**Dataset extract**:
• • • • • • •
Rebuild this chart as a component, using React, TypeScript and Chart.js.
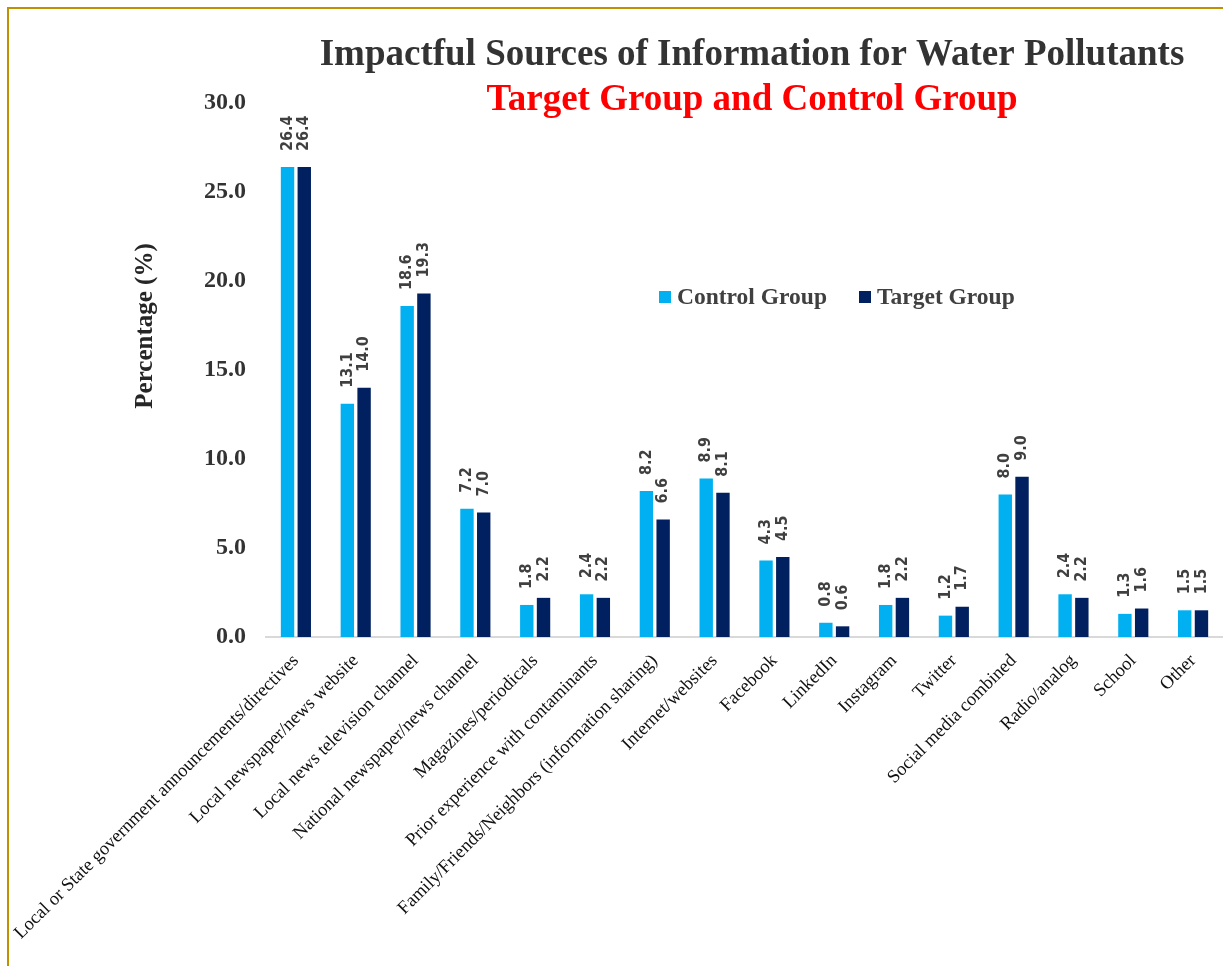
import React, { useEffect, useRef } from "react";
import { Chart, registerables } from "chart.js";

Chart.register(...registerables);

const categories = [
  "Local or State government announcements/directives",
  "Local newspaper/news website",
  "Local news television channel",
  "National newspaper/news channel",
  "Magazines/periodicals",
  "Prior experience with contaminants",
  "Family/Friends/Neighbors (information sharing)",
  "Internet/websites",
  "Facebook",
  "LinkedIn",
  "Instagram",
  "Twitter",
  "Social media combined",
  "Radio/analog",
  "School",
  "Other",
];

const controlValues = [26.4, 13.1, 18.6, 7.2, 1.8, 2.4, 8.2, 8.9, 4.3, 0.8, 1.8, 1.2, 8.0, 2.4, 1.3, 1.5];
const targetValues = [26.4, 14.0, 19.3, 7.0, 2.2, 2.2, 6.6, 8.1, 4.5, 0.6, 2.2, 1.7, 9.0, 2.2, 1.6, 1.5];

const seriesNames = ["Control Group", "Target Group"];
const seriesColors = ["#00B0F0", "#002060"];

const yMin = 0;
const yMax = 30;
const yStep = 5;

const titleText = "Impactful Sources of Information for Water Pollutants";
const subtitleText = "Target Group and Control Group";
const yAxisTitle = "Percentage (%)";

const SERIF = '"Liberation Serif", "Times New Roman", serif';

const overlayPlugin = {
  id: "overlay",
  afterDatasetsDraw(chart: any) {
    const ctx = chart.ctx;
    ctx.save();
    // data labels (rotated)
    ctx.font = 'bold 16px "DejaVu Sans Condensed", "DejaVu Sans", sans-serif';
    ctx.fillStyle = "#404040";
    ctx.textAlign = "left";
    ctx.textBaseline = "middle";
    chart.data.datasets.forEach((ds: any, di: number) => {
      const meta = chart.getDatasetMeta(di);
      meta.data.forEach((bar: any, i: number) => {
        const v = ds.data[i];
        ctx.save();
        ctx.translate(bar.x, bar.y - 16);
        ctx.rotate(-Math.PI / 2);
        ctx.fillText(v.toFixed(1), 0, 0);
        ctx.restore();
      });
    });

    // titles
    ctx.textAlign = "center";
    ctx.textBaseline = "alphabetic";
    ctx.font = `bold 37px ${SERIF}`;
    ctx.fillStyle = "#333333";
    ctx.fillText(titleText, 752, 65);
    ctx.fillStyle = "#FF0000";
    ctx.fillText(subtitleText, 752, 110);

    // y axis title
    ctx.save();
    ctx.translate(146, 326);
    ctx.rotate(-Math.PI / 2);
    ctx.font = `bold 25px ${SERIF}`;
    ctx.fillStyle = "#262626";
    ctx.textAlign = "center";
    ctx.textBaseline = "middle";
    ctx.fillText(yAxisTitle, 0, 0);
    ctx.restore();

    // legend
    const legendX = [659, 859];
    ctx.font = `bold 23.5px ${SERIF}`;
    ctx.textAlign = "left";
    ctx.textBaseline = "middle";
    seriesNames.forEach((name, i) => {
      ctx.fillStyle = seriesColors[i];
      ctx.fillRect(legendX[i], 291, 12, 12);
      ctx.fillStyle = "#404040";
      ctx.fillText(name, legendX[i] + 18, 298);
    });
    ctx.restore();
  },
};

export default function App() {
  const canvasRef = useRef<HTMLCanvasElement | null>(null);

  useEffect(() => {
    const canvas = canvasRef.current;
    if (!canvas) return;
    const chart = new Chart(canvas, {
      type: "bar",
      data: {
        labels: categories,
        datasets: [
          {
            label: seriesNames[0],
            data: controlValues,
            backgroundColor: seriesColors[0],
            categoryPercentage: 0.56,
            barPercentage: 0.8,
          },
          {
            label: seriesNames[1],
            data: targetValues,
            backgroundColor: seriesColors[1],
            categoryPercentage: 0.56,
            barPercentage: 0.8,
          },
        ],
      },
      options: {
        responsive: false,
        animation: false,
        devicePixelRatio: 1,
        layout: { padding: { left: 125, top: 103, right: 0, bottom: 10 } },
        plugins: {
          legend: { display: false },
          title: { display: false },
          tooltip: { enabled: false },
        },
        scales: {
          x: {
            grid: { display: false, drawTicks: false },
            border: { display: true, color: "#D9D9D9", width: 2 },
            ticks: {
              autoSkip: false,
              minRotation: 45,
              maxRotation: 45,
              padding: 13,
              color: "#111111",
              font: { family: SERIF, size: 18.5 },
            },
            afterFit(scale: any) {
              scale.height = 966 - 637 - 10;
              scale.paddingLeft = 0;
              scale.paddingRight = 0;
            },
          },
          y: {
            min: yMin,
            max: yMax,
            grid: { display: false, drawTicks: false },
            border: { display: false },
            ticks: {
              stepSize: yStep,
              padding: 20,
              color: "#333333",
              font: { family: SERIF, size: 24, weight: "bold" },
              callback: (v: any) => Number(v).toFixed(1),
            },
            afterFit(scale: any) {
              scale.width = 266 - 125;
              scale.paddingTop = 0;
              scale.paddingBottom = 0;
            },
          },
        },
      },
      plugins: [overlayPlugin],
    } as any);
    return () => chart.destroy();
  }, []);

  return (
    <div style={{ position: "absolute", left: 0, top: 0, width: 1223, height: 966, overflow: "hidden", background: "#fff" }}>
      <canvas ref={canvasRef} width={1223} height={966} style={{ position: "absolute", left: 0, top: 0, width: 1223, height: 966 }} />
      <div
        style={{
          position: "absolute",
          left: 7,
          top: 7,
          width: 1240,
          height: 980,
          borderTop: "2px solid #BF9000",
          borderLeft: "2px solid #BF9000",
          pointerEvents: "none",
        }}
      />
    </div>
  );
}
• • • • • • •
**Set problem**: Write out an exact copy of the listing, first line through the line containing "Chart.register(...registerables);", with the pictures left out.

**Task output**:
Rebuild this chart as a component, using React, TypeScript and Chart.js.
import React, { useEffect, useRef } from "react";
import { Chart, registerables } from "chart.js";

Chart.register(...registerables);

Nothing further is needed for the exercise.